"Parto no Cortiço", de Ricardo Lobo. Xilogravura (40cm x 30cm). Premiada no Salão do Centro Cultural Brasil/EUA, Santos. 1992 |
Assim como a renúncia e a sucessão de seu governo, Luiz Henrique da Silveira tratou a concessão do abono de R$ 2 mil reais para oficiais da pior forma possível. Está sendo um parto complicado demais: negociações cheias de idas e vindas, muitos mistérios e quase nenhuma informação concreta. Boatos também não faltaram.
Ainda em dezembro do ano passado, a Secretaria da Fazenda arquivou processo da Secretaria de Segurança Pública que pedia a concessão do abono. O motivo? Falta de recursos em caixa. Não seria dessa vez que o governo iria parir a criança.
Numa conta simples, o abono para 1.140 oficias da Polícia Militar e do Corpo de Bombeiros, da ativa e da reserva, representaria um acréscimo de R$ 2.280.000,00.
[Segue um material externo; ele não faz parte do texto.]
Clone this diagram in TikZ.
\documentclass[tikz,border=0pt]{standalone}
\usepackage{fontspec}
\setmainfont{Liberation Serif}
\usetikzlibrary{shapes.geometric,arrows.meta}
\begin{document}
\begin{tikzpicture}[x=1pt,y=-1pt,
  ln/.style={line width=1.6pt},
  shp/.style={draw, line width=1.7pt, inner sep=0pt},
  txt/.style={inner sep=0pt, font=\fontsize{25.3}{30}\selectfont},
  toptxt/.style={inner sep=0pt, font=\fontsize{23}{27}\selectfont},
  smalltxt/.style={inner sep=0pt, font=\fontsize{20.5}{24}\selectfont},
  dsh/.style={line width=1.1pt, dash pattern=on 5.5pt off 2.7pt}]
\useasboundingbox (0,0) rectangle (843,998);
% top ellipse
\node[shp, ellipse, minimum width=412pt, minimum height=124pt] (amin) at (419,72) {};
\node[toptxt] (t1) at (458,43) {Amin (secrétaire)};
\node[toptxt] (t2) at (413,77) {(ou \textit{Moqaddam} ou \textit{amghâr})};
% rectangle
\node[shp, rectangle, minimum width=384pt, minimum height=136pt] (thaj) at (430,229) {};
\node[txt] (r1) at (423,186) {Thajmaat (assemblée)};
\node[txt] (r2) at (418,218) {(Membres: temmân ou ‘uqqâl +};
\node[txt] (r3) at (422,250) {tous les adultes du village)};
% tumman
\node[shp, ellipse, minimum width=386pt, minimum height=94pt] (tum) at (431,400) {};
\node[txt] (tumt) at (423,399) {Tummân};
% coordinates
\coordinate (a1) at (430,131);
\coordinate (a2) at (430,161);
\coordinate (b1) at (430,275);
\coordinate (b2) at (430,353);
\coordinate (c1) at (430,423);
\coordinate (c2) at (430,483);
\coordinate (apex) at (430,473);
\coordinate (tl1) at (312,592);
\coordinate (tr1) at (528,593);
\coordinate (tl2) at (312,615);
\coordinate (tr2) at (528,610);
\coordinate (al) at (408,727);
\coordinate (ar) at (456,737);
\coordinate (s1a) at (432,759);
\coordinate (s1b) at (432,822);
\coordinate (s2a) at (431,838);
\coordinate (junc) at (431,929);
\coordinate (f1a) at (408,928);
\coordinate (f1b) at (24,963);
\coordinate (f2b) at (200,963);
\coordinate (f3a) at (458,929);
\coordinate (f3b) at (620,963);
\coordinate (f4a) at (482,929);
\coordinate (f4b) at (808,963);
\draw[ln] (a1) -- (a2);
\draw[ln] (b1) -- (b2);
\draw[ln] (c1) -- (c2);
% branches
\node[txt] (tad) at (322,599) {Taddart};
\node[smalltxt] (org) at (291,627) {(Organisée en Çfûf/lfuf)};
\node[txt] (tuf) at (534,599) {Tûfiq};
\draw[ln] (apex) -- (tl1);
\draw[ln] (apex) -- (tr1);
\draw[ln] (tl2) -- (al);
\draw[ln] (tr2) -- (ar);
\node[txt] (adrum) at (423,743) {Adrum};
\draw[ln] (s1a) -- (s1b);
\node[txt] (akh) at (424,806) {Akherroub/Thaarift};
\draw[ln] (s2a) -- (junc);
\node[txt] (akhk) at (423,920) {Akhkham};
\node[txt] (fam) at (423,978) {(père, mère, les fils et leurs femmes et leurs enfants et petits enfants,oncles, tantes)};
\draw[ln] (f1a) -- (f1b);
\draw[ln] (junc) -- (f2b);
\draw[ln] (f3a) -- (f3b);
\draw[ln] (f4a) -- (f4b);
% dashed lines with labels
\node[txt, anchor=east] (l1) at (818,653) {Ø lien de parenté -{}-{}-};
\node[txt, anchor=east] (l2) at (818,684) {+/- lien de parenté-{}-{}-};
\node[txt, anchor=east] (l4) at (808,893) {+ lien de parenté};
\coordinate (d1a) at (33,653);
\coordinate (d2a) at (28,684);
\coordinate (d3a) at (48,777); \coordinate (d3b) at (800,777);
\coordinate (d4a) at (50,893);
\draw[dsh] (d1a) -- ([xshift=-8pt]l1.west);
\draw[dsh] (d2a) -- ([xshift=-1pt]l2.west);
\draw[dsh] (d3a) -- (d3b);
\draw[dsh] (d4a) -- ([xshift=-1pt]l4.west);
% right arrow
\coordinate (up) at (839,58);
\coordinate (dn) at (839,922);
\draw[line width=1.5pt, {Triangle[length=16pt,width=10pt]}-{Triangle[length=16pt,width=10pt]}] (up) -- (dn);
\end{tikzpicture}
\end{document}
A esperança do oficialato estava com o próprio governador, que prometera, no final do ano passado, reajuste para março desse ano.
O sexo da criança
Do ano passado até hoje, nos corredores do Centro Administrativo, da Assembleia Legislativa e dos quartéis circularam muitas versões dos valores de abonos: R$ 2 mil para os oficiais e R$ 500 para os praças; R$ 2 mil para coronéis e diminuindo o valor até R$ 250 para soldados; e, a última, R$ 2 mil para oficias, divididos em oito vezes, e R$ 250 para praças, em uma única etapa.
Para os praças, os comandantes, naquele tom paternal, argumentavam que eles iriam levar vantagem com essa fórmula, pois a quantia a ser recebida vai ser paga à vista, em apenas uma parcela, enquanto a bolada dos oficias vai ser dividida em oito vezes (!).
Houve ainda boatos de que o abono seria pago somente em outubro de 2010 ou julho de 2011.
Desgosto
Da forma que for paga e a quantidade que chegar vai representar um "cala boca" para a categoria, que almeja paridade com os delegados da Polícia Civil.
Isso quer dizer que, mesmo recebendo o dinheiro, o oficialato ainda vai ficar em desgosto. É um dos poucos casos que uma categoria fica triste com aumento salarial. O estrago moral e o abatimento político já está feito.
A explicação é a seguinte: a Polícia Militar (leia-se, os oficiais) está se sentindo uma instituição de segunda categoria, pois recebeu tratamento de terceira. (É como aquela moça solteira, abandonada pelo namorado, que dá a luz à uma criança no corredor de um hospital público sucateado.) Enquanto a Polícia Civil (leia-se, os delegados) receberam o abono ainda em novembro passado.
Não quero
A repulsa é tão grande que um coronel da reserva chegou a remeter carta ao governador abrindo mão do abono. Escreveu o coronel Carlos Hugo Stockler de Souza:
(...)
Assim procedo in memoriam à estirpe, dos inesquecíveis empedernidos e altivos camaradas da antiga Força Pública. Oficiais como um Lopes Veira que ante a negação de um pedido de calçados para a tropa deixou recado ao governador que desfilaria com ele a testa da tropa descalços pelo centro da Capital.
(...)
Macular todo este histórico quebrando a altivez de uma classe com miseras prestações é nos relegar a condição de MERCENÁRIOS de uma sociedade.
(...)
Sua maestria maquiavélica priorizando a Policia Civil concedendo-lhe de imediato o merecido abono em detrimento á nossa PM bem mais antiga, tem sentido justificável no conceito da atual desprestigiada e chã política.
(...)
No clã civil moram votos que não se calam não forem suas reivindicações atendidas. Já na PM a mordaça da hierarquia lhe garante a imunidade de quaisquer manifestações contrarias.
Comando
Em março, os coronéis Celso Dorian de Oliveira, chefe do Estado-maior, e Marlon Teza, presidente da Acors, circularam pelos corredores da Assembleia Legislativa para buscar apoio. Ambos, além dos coronéis Luiz da Silva Maciel (subcomandante) e Fernando Rodrigues de Menezes (ajudante-geral), estão muito interessados em ver os abonos em vigor. Primeiro porque contribui financeiramente com a vida do oficialato e de suas próprias, e, segundo, porque querem ser o "pai da criança" e se cacifarem para assumir o comando-geral da PM. O atual titular do cargo não se apresentou.
Seja como for, venha como vier, na quinta-feira (25), essa criança, vítima de um parto retardado, pode até ganhar um pai biológico, mas vai viver como uma enjeitada - e sofrer muita rejeição.